_Exercise description:_
Send back the entries below exactly as they appear.

_Stored rows:_
-*-*-

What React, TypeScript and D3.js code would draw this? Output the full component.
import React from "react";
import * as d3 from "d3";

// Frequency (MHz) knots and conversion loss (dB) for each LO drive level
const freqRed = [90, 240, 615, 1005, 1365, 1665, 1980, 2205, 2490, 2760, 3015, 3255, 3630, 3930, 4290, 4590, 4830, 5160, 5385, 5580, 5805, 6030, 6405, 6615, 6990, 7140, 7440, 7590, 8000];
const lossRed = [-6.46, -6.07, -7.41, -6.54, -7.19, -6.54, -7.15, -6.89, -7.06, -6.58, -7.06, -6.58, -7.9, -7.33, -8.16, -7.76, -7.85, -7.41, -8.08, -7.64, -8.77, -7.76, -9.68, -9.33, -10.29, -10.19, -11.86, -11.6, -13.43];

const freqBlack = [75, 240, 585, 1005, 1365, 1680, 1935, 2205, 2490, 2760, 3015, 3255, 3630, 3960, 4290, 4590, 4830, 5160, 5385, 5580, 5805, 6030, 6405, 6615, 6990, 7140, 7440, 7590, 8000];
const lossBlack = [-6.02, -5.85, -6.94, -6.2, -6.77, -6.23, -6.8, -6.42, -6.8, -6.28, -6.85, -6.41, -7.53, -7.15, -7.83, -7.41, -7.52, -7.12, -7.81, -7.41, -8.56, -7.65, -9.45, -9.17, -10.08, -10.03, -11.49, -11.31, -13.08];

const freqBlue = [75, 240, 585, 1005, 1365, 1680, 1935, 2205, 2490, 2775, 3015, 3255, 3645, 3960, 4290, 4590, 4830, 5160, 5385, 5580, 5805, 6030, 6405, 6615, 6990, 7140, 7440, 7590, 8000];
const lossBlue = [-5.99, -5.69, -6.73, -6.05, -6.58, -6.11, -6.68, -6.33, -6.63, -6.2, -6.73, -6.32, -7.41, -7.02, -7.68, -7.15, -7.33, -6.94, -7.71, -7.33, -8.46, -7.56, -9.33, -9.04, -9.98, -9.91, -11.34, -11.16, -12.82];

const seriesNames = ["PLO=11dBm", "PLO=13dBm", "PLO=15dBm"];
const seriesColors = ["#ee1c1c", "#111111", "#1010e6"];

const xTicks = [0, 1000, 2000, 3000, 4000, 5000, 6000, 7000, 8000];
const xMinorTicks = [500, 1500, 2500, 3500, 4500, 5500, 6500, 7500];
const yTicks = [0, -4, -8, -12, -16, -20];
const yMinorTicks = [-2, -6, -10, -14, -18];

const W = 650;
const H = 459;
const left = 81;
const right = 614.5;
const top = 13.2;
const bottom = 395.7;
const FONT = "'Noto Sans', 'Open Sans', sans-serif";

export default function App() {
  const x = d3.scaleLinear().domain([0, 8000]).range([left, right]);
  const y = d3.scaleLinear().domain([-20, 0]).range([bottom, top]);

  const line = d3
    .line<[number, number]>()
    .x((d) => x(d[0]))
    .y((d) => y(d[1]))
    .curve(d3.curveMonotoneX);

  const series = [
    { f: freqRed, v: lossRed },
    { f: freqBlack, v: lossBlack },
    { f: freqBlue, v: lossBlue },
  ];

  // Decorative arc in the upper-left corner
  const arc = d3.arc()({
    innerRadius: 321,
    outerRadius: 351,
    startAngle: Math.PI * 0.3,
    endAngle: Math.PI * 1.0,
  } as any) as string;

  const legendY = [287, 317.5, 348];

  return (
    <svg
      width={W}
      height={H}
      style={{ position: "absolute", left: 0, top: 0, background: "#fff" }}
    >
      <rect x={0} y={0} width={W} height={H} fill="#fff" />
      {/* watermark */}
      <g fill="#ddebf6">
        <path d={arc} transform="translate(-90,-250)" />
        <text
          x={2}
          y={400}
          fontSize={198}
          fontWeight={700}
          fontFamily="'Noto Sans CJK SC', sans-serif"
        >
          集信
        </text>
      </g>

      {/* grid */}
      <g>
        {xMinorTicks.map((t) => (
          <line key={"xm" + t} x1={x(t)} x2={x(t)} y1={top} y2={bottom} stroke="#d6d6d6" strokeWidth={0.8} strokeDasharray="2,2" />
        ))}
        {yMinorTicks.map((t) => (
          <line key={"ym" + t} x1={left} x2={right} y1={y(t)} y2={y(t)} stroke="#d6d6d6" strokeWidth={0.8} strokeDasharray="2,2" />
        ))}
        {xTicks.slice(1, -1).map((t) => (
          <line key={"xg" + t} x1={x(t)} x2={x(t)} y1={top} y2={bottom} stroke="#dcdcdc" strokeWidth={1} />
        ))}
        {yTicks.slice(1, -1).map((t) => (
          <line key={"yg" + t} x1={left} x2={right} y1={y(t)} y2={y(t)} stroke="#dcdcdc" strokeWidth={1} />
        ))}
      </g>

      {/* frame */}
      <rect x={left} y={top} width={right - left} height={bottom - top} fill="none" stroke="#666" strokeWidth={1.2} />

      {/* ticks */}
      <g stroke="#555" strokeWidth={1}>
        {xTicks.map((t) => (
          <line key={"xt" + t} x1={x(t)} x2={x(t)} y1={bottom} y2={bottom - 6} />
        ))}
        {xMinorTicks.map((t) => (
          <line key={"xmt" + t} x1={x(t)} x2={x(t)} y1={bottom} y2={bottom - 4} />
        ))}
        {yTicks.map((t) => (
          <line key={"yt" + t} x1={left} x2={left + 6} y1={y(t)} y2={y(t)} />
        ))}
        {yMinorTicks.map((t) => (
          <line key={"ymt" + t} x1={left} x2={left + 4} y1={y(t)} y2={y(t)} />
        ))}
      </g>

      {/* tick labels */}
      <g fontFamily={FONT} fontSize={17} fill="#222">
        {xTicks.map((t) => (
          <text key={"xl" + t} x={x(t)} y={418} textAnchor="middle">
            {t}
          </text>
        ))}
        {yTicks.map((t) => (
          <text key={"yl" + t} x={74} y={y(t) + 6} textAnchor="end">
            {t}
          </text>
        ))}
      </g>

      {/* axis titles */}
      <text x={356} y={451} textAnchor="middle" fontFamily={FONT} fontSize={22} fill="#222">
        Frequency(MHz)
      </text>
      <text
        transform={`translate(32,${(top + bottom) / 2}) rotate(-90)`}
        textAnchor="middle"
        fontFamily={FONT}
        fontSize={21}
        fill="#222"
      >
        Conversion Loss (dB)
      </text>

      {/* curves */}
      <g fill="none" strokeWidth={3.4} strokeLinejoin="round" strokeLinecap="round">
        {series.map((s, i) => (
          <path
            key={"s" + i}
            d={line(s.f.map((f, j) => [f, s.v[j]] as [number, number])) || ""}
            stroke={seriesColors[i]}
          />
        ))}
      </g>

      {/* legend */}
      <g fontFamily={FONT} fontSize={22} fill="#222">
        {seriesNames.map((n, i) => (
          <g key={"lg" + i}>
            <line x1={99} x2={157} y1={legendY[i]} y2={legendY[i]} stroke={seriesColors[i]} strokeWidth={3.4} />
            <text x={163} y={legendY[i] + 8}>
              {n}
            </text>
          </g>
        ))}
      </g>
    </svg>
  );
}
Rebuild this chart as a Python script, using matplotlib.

-*-*-

_Correct answer:_
What React, TypeScript and D3.js code would draw this? Output the full component.
import React from "react";
import * as d3 from "d3";

// Frequency (MHz) knots and conversion loss (dB) for each LO drive level
const freqRed = [90, 240, 615, 1005, 1365, 1665, 1980, 2205, 2490, 2760, 3015, 3255, 3630, 3930, 4290, 4590, 4830, 5160, 5385, 5580, 5805, 6030, 6405, 6615, 6990, 7140, 7440, 7590, 8000];
const lossRed = [-6.46, -6.07, -7.41, -6.54, -7.19, -6.54, -7.15, -6.89, -7.06, -6.58, -7.06, -6.58, -7.9, -7.33, -8.16, -7.76, -7.85, -7.41, -8.08, -7.64, -8.77, -7.76, -9.68, -9.33, -10.29, -10.19, -11.86, -11.6, -13.43];

const freqBlack = [75, 240, 585, 1005, 1365, 1680, 1935, 2205, 2490, 2760, 3015, 3255, 3630, 3960, 4290, 4590, 4830, 5160, 5385, 5580, 5805, 6030, 6405, 6615, 6990, 7140, 7440, 7590, 8000];
const lossBlack = [-6.02, -5.85, -6.94, -6.2, -6.77, -6.23, -6.8, -6.42, -6.8, -6.28, -6.85, -6.41, -7.53, -7.15, -7.83, -7.41, -7.52, -7.12, -7.81, -7.41, -8.56, -7.65, -9.45, -9.17, -10.08, -10.03, -11.49, -11.31, -13.08];

const freqBlue = [75, 240, 585, 1005, 1365, 1680, 1935, 2205, 2490, 2775, 3015, 3255, 3645, 3960, 4290, 4590, 4830, 5160, 5385, 5580, 5805, 6030, 6405, 6615, 6990, 7140, 7440, 7590, 8000];
const lossBlue = [-5.99, -5.69, -6.73, -6.05, -6.58, -6.11, -6.68, -6.33, -6.63, -6.2, -6.73, -6.32, -7.41, -7.02, -7.68, -7.15, -7.33, -6.94, -7.71, -7.33, -8.46, -7.56, -9.33, -9.04, -9.98, -9.91, -11.34, -11.16, -12.82];

const seriesNames = ["PLO=11dBm", "PLO=13dBm", "PLO=15dBm"];
const seriesColors = ["#ee1c1c", "#111111", "#1010e6"];

const xTicks = [0, 1000, 2000, 3000, 4000, 5000, 6000, 7000, 8000];
const xMinorTicks = [500, 1500, 2500, 3500, 4500, 5500, 6500, 7500];
const yTicks = [0, -4, -8, -12, -16, -20];
const yMinorTicks = [-2, -6, -10, -14, -18];

const W = 650;
const H = 459;
const left = 81;
const right = 614.5;
const top = 13.2;
const bottom = 395.7;
const FONT = "'Noto Sans', 'Open Sans', sans-serif";

export default function App() {
  const x = d3.scaleLinear().domain([0, 8000]).range([left, right]);
  const y = d3.scaleLinear().domain([-20, 0]).range([bottom, top]);

  const line = d3
    .line<[number, number]>()
    .x((d) => x(d[0]))
    .y((d) => y(d[1]))
    .curve(d3.curveMonotoneX);

  const series = [
    { f: freqRed, v: lossRed },
    { f: freqBlack, v: lossBlack },
    { f: freqBlue, v: lossBlue },
  ];

  // Decorative arc in the upper-left corner
  const arc = d3.arc()({
    innerRadius: 321,
    outerRadius: 351,
    startAngle: Math.PI * 0.3,
    endAngle: Math.PI * 1.0,
  } as any) as string;

  const legendY = [287, 317.5, 348];

  return (
    <svg
      width={W}
      height={H}
      style={{ position: "absolute", left: 0, top: 0, background: "#fff" }}
    >
      <rect x={0} y={0} width={W} height={H} fill="#fff" />
      {/* watermark */}
      <g fill="#ddebf6">
        <path d={arc} transform="translate(-90,-250)" />
        <text
          x={2}
          y={400}
          fontSize={198}
          fontWeight={700}
          fontFamily="'Noto Sans CJK SC', sans-serif"
        >
          集信
        </text>
      </g>

      {/* grid */}
      <g>
        {xMinorTicks.map((t) => (
          <line key={"xm" + t} x1={x(t)} x2={x(t)} y1={top} y2={bottom} stroke="#d6d6d6" strokeWidth={0.8} strokeDasharray="2,2" />
        ))}
        {yMinorTicks.map((t) => (
          <line key={"ym" + t} x1={left} x2={right} y1={y(t)} y2={y(t)} stroke="#d6d6d6" strokeWidth={0.8} strokeDasharray="2,2" />
        ))}
        {xTicks.slice(1, -1).map((t) => (
          <line key={"xg" + t} x1={x(t)} x2={x(t)} y1={top} y2={bottom} stroke="#dcdcdc" strokeWidth={1} />
        ))}
        {yTicks.slice(1, -1).map((t) => (
          <line key={"yg" + t} x1={left} x2={right} y1={y(t)} y2={y(t)} stroke="#dcdcdc" strokeWidth={1} />
        ))}
      </g>

      {/* frame */}
      <rect x={left} y={top} width={right - left} height={bottom - top} fill="none" stroke="#666" strokeWidth={1.2} />

      {/* ticks */}
      <g stroke="#555" strokeWidth={1}>
        {xTicks.map((t) => (
          <line key={"xt" + t} x1={x(t)} x2={x(t)} y1={bottom} y2={bottom - 6} />
        ))}
        {xMinorTicks.map((t) => (
          <line key={"xmt" + t} x1={x(t)} x2={x(t)} y1={bottom} y2={bottom - 4} />
        ))}
        {yTicks.map((t) => (
          <line key={"yt" + t} x1={left} x2={left + 6} y1={y(t)} y2={y(t)} />
        ))}
        {yMinorTicks.map((t) => (
          <line key={"ymt" + t} x1={left} x2={left + 4} y1={y(t)} y2={y(t)} />
        ))}
      </g>

      {/* tick labels */}
      <g fontFamily={FONT} fontSize={17} fill="#222">
        {xTicks.map((t) => (
          <text key={"xl" + t} x={x(t)} y={418} textAnchor="middle">
            {t}
          </text>
        ))}
        {yTicks.map((t) => (
          <text key={"yl" + t} x={74} y={y(t) + 6} textAnchor="end">
            {t}
          </text>
        ))}
      </g>

      {/* axis titles */}
      <text x={356} y={451} textAnchor="middle" fontFamily={FONT} fontSize={22} fill="#222">
        Frequency(MHz)
      </text>
      <text
        transform={`translate(32,${(top + bottom) / 2}) rotate(-90)`}
        textAnchor="middle"
        fontFamily={FONT}
        fontSize={21}
        fill="#222"
      >
        Conversion Loss (dB)
      </text>

      {/* curves */}
      <g fill="none" strokeWidth={3.4} strokeLinejoin="round" strokeLinecap="round">
        {series.map((s, i) => (
          <path
            key={"s" + i}
            d={line(s.f.map((f, j) => [f, s.v[j]] as [number, number])) || ""}
            stroke={seriesColors[i]}
          />
        ))}
      </g>

      {/* legend */}
      <g fontFamily={FONT} fontSize={22} fill="#222">
        {seriesNames.map((n, i) => (
          <g key={"lg" + i}>
            <line x1={99} x2={157} y1={legendY[i]} y2={legendY[i]} stroke={seriesColors[i]} strokeWidth={3.4} />
            <text x={163} y={legendY[i] + 8}>
              {n}
            </text>
          </g>
        ))}
      </g>
    </svg>
  );
}
Rebuild this chart as a Python script, using matplotlib.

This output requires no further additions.